--- Requirements ---
Drop every picture. Then return, exactly, the lines from the beginning of the listing below through the one containing "from matplotlib.path import Path".

--- Provided material ---
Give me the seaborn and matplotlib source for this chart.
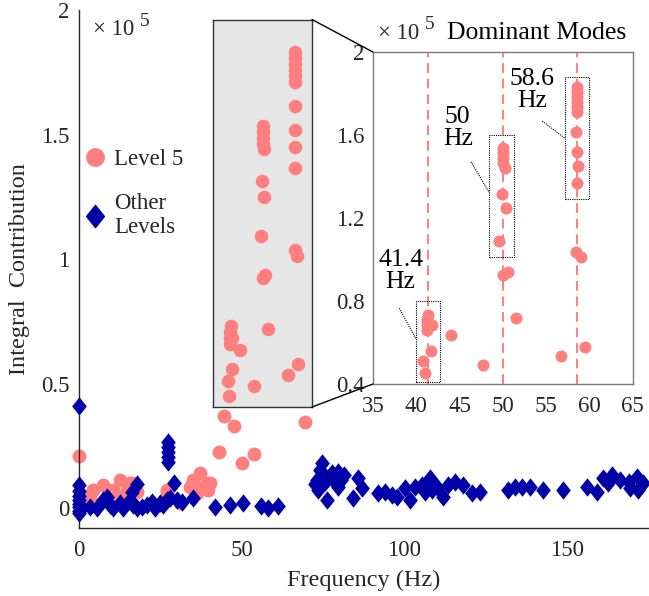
import numpy as np
import pandas as pd
import seaborn as sns
import matplotlib.pyplot as plt
from matplotlib.lines import Line2D
from matplotlib.patches import Rectangle, ConnectionPatch
from matplotlib.path import Path

# ---------------- data (integral contribution in units of 1e5) ----------------
# Level 5 modes visible in the main panel
level5_freq = [0.0, 2.4, 3.4, 4.4, 7.5, 10.5, 12.6, 12.6, 14.7, 15.7, 16.3, 17.8,
               27.0, 27.0, 31.0, 34.1, 35.1, 36.2, 37.2, 38.1, 39.3, 39.8, 40.3,
               43.0, 44.7, 47.7, 50.2, 53.8, 69.5]
level5_amp = [0.21, 0.045, 0.044, 0.072, 0.092, 0.072, 0.112, 0.044, 0.072, 0.099, 0.10, 0.064,
              0.072, 0.064, 0.02, 0.086, 0.112, 0.059, 0.139, 0.084, 0.099, 0.072, 0.10,
              0.226, 0.37, 0.33, 0.18, 0.216, 0.347]

# All other decomposition levels
other_freq = [0, 0, 0, 0, 0, 0, 0, 0, 0,
              3.4, 5.4, 7.5, 8.5, 9.5, 10.5, 12.6, 13.6, 15.7, 16.7, 16.2, 17.7, 17.8,
              19.3, 20.8, 22.3, 23.4, 24.9, 25.9, 27.0, 28.0, 30.0, 31.6,
              27.4, 27.4, 27.4, 27.4, 27.4, 29.3, 35.0, 41.8, 46.4, 50.5, 55.8, 58.2, 61.3,
              74.6, 74.1, 73.1, 75.6, 77.7, 79.7, 81.3, 78.7, 79.7, 73.6, 76.1, 76.6, 72.5, 80.5,
              85.9, 86.9, 84.3, 92.0, 94.1, 96.1, 97.6, 100.2, 101.8, 103.3, 105.3, 106.4,
              107.9, 108.4, 110.0, 112.0, 113.5, 115.6, 118.1, 120.7, 123.3, 132.0, 134.0,
              136.1, 138.6, 142.5, 148.9, 156.1, 159.2, 161.2, 163.7, 166.3, 168.9, 171.4,
              171.9, 173.5, 162.7, 169.4]
other_amp = [0.41, 0.092, 0.07, 0.05, 0.032, 0.015, 0.004, -0.01, -0.02,
             0.005, 0.0, 0.032, 0.045, 0.012, 0.0, 0.02, 0.0, 0.032, 0.012, 0.065, 0.0, 0.095,
             0.005, 0.012, 0.025, 0.0, 0.02, 0.012, 0.032, 0.04, 0.032, 0.025,
             0.265, 0.245, 0.225, 0.205, 0.185, 0.10, 0.042, 0.004, 0.014, 0.022, 0.01, 0.0, 0.01,
             0.18, 0.153, 0.112, 0.106, 0.14, 0.146, 0.133, 0.106, 0.086, 0.072, 0.032, 0.12, 0.095, 0.112,
             0.12, 0.079, 0.039, 0.059, 0.065, 0.052, 0.045, 0.079, 0.032, 0.086, 0.092, 0.065,
             0.12, 0.072, 0.086, 0.045, 0.092, 0.106, 0.092, 0.059, 0.065, 0.072, 0.086,
             0.086, 0.086, 0.072, 0.072, 0.086, 0.065, 0.12, 0.133, 0.112, 0.106, 0.126,
             0.072, 0.099, 0.099, 0.079]

# Dominant Level 5 modes (zoomed view)
dom_freq = [58.6, 58.6, 58.6, 58.6, 58.6, 58.6, 58.5, 58.6, 58.7, 58.6, 58.5, 59.0,
            59.5, 56.7,
            50.0, 50.0, 50.0, 50.0, 50.25, 49.9, 50.4, 49.6, 50.0, 50.55, 51.5, 47.75,
            41.4, 41.3, 41.3, 41.8, 41.3, 44.0, 41.7, 40.75, 41.0]
dom_amp = [1.833, 1.809, 1.785, 1.76, 1.736, 1.712, 1.616, 1.52, 1.451, 1.367, 1.035, 1.013,
           0.577, 0.535,
           1.536, 1.512, 1.488, 1.464, 1.44, 1.314, 1.25, 1.091, 0.925, 0.938, 0.72, 0.49,
           0.733, 0.708, 0.684, 0.684, 0.66, 0.636, 0.56, 0.512, 0.452]

mode_labels = ['41.4\nHz', '50\nHz', '58.6\nHz']
mode_freq = [41.4, 50.0, 58.6]

level5_df = pd.DataFrame({'freq': level5_freq, 'amp': level5_amp})
other_df = pd.DataFrame({'freq': other_freq, 'amp': other_amp})
dom_df = pd.DataFrame({'freq': dom_freq, 'amp': dom_amp})

# ---------------- style ----------------
sns.set_theme(style='white')
plt.rcParams['font.family'] = ['Liberation Serif', 'DejaVu Serif']

RED = '#FF7F7F'
BLUE = '#0000A8'
TXT = '#262626'
DIAMOND = Path([(0, 1), (0.8, 0), (0, -1), (-0.8, 0), (0, 1)],
               [Path.MOVETO, Path.LINETO, Path.LINETO, Path.LINETO, Path.CLOSEPOLY])

W, H = 649, 596
fig = plt.figure(figsize=(W / 100, H / 100), dpi=100)


def scale_note(axis, x, y, size=16.5):
    """Write a '× 10^5' multiplier with a raised exponent at axes position (x, y)."""
    t = axis.text(x, y, '\u00d7 10', transform=axis.transAxes, fontsize=size,
                  color=TXT, ha='left', va='center')
    axis.annotate('5', xy=(1, 0.5), xycoords=t, xytext=(4, 6), textcoords='offset points',
                  fontsize=size * 0.85, color=TXT, ha='left', va='center')


# ---------------- main panel ----------------
ax = fig.add_axes([79 / W, 68 / H, 570 / W, 518 / H])
sns.scatterplot(data=level5_df, x='freq', y='amp', ax=ax, color=RED, s=100,
                linewidth=0, legend=False, zorder=2, clip_on=False)
sns.scatterplot(data=other_df, x='freq', y='amp', ax=ax, color=BLUE, s=175,
                marker=DIAMOND, linewidth=0, legend=False, zorder=3, clip_on=False)
ax.set_xlim(0, 175.2)
ax.set_ylim(-0.08, 2.0)
ax.set_xticks([0, 50, 100, 150])
ax.set_yticks([0, 0.5, 1, 1.5, 2])
ax.set_yticklabels(['0', '0.5', '1', '1.5', '2'])
for s in ['top', 'right']:
    ax.spines[s].set_visible(False)
for s in ['left', 'bottom']:
    ax.spines[s].set_color('#262626')
    ax.spines[s].set_linewidth(1.0)
ax.tick_params(axis='both', direction='in', length=6, width=1.0, color='#262626',
               labelsize=16.5, labelcolor=TXT)
ax.tick_params(axis='x', pad=9)
ax.tick_params(axis='y', pad=7)
ax.set_xlabel('Frequency (Hz)', fontsize=17.5, color=TXT, labelpad=6)
ax.set_ylabel('Integral  Contribution', fontsize=17.5, color=TXT, labelpad=8)
scale_note(ax, 0.025, 0.962)

handles = [Line2D([], [], ls='', marker='o', color=RED, markersize=12.5),
           Line2D([], [], ls='', marker=DIAMOND, color=BLUE, markersize=16)]
ax.legend(handles, ['Level 5', 'Other\nLevels'], loc='upper left',
          bbox_to_anchor=(81 / W, 1 - 149 / H), bbox_transform=fig.transFigure,
          frameon=False, fontsize=16.5, handletextpad=0.25, labelspacing=1.0,
          borderaxespad=0, borderpad=0, handlelength=1.2)

# ---------------- magnified region marker ----------------
box = fig.add_axes([213 / W, (H - 407) / H, 99 / W, 387.5 / H])
box.set_facecolor('#E6E6E6')
sns.scatterplot(data=dom_df, x='freq', y='amp', ax=box, color=RED, s=95,
                linewidth=0, legend=False)
box.set_xlim(36.67, 63.14)
box.set_ylim(0.406, 1.962)
box.set_xticks([])
box.set_yticks([])
box.set_xlabel('')
box.set_ylabel('')
for s in box.spines.values():
    s.set_color('#333333')
    s.set_linewidth(1.0)

# ---------------- zoomed view ----------------
ins = fig.add_axes([372.9 / W, (H - 384) / H, 259.8 / W, 332 / H])
for f in mode_freq:
    ins.axvline(f, color=RED, ls=(0, (5, 3)), lw=1.4, zorder=1)
sns.scatterplot(data=dom_df, x='freq', y='amp', ax=ins, color=RED, s=75,
                linewidth=0, legend=False, zorder=2)
ins.set_xlim(35, 65)
ins.set_ylim(0.4, 2.0)
ins.set_xticks([35, 40, 45, 50, 55, 60, 65])
ins.set_yticks([0.4, 0.8, 1.2, 1.6, 2.0])
ins.set_yticklabels(['0.4', '0.8', '1.2', '1.6', '2'])
ins.set_xlabel('')
ins.set_ylabel('')
for s in ins.spines.values():
    s.set_color('#7A7A7A')
    s.set_linewidth(1.0)
ins.tick_params(axis='both', direction='in', length=4, width=1.0, color='#7A7A7A',
                labelsize=16.5, labelcolor=TXT)
ins.tick_params(axis='x', pad=9)
ins.tick_params(axis='y', pad=6)
scale_note(ins, 0.02, 1.057)
ins.text(0.285, 1.057, 'Dominant Modes', transform=ins.transAxes,
         fontsize=18.5, color='black', ha='left', va='center')

# dotted frames around each dominant cluster with leader lines and labels
frames = [(40.0, 0.41, 2.8, 0.39), (48.4, 1.01, 2.9, 0.59), (57.2, 1.29, 2.75, 0.59)]
leaders = [((38.05, 0.765), (39.94, 0.62)),
           ((46.33, 1.471), (48.44, 1.322)),
           ((54.56, 1.667), (57.18, 1.584))]
label_pos = [(38.2, 0.945), (44.8, 1.634), (53.4, 1.817)]
for (x0, y0, w, h), (p0, p1), (lx, ly), lab in zip(frames, leaders, label_pos, mode_labels):
    ins.add_patch(Rectangle((x0, y0), w, h, fill=False, ec='black', lw=0.8,
                            ls=(0, (1, 1)), zorder=3))
    ins.plot([p0[0], p1[0]], [p0[1], p1[1]], color='black', lw=0.8, ls=(0, (1, 1)), zorder=3)
    ins.text(lx, ly, lab, fontsize=18.5, color='black', ha='center', va='center',
             linespacing=1.0, zorder=4)

# lines linking the marked region to the zoomed view
for a, b in [((1, 1), (0, 1)), ((1, 0), (0, 0))]:
    con = ConnectionPatch(xyA=a, coordsA=box.transAxes, xyB=b, coordsB=ins.transAxes,
                          color='black', lw=1.0)
    fig.add_artist(con)

fig.savefig('out.png', dpi=100)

--- Result of this task ---
Give me the seaborn and matplotlib source for this chart.
import numpy as np
import pandas as pd
import seaborn as sns
import matplotlib.pyplot as plt
from matplotlib.lines import Line2D
from matplotlib.patches import Rectangle, ConnectionPatch
from matplotlib.path import Path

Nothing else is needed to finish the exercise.